Saturday, May 31, 2008

Babies Schmabies

I know the rules. Taking a month and a half between blog posts isn't ideal, but it happens. Oops. Life is busy. So, let's try this again ...

Last weekend we went to Colorado to see our new (first) baby niece. She is Ava and she is tiny and expressive and beautiful. And that led to the inevitable - the baby fevah. We've sort of been thinking about it for a while now - this summer was always when we planned to start trying. After all, we have a house, have been together for six years, have good family support, have stable jobs, etc.

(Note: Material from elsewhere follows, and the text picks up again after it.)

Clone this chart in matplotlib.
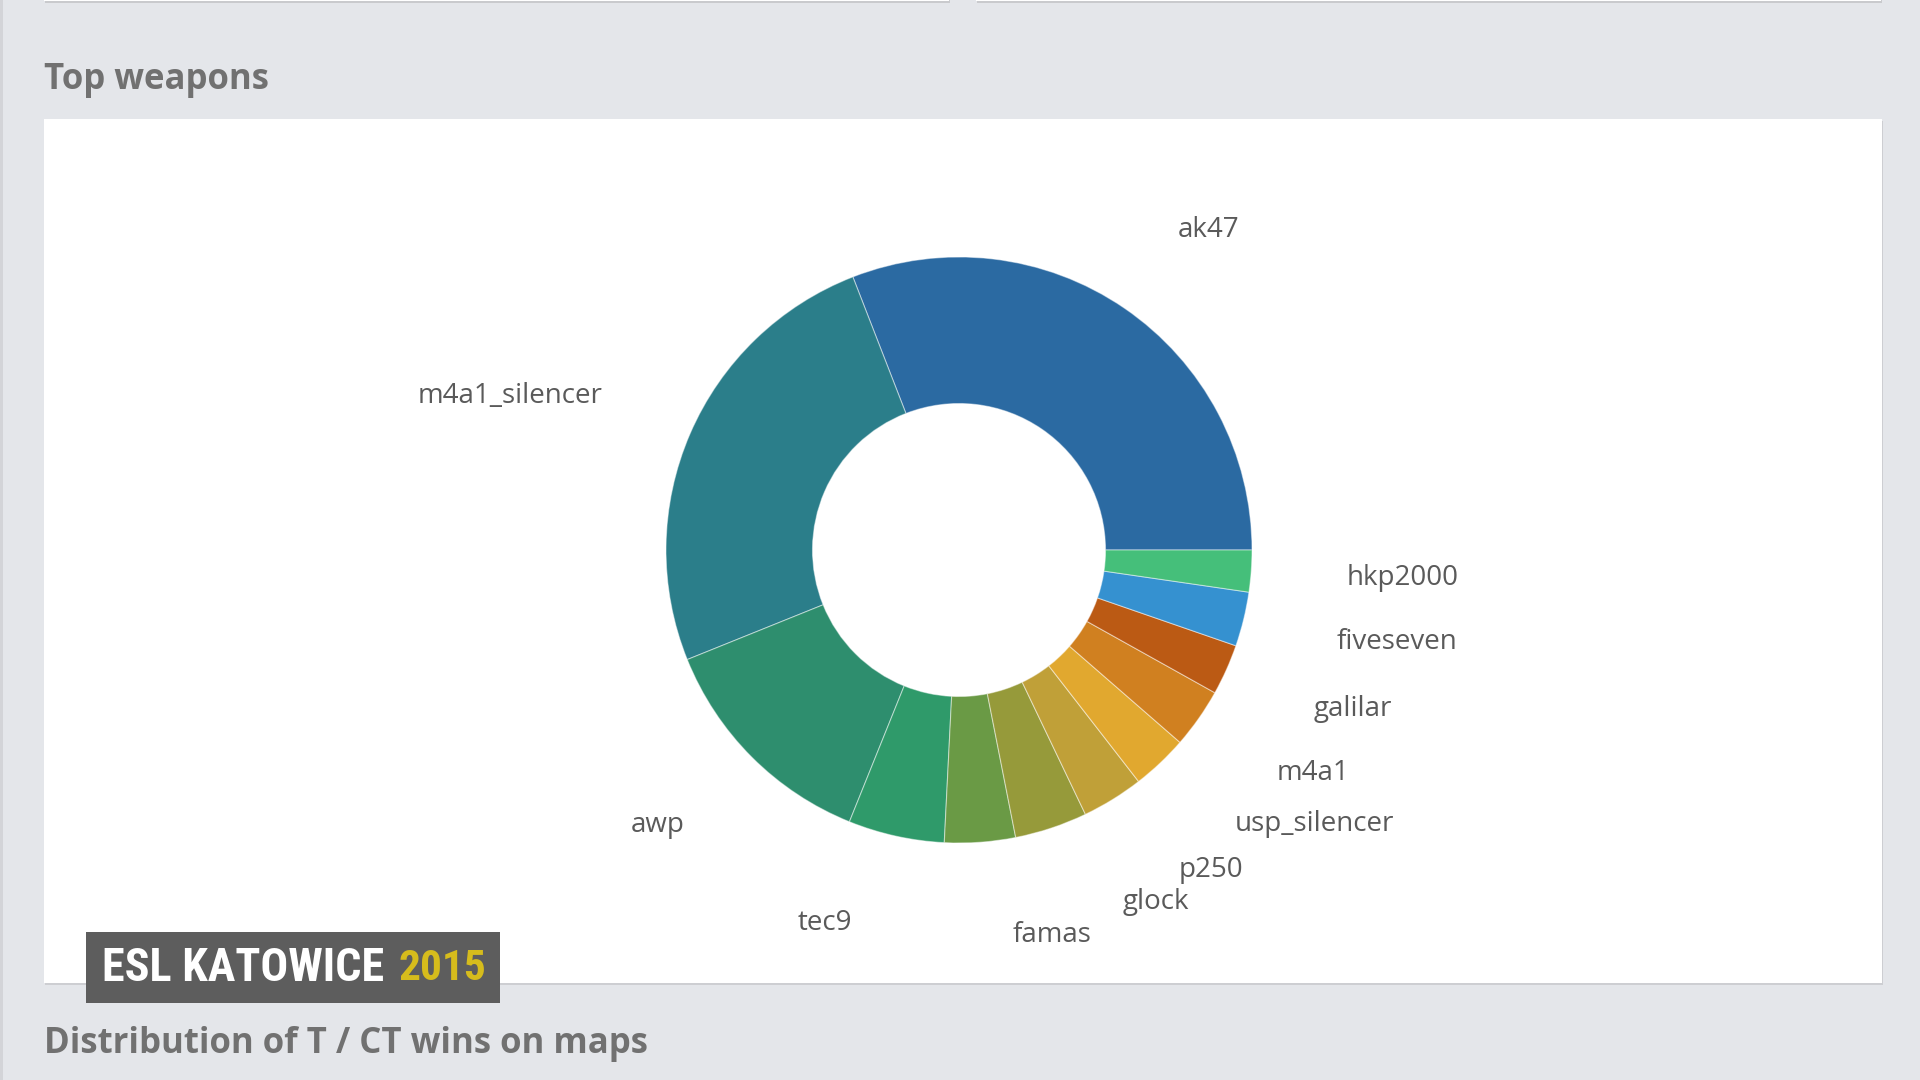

But I'm SUCH a neurotic planner, and it's getting me into trouble. I spent all week working and reworking the finances, trying to fit what I think a baby will cost into the spreadsheet. We have a unique problem in that we have a basement apartment in our house, the rent from which covers about half the mortgage payment. But with a baby, we just can't fit on one level of the house like we do now (barely). So we'd lose a big chunk of income and gain a wrinkly little expenditure. We could do it, but barely. And that's scares the shit out of me. Because in my head and on my spreadsheets, I have the best-case scenario as us barely scraping by. So what if something isn't best-case? What if the baby has special needs? What if the water heater explodes? What if we have triplets? There are a thousand things I can't control, and I want to be able to provide for the thousand things I can, relatively comfortably.

But maybe that's part of it. Maybe kids can be so rewarding because it's SO scary. I always thought it was the loss of youth that gave first-time parents cold feet - no more partying, no more indulging, no more bad decisions. But I'm beginning to think it's bigger than that. It's truly the first time, at least for me, that I will be an adult. Really, truly. There's no bail-out for this. Because you become someone else's bailiff, for better or worse.

I guess all that's left is to take the leap, and hope for the best.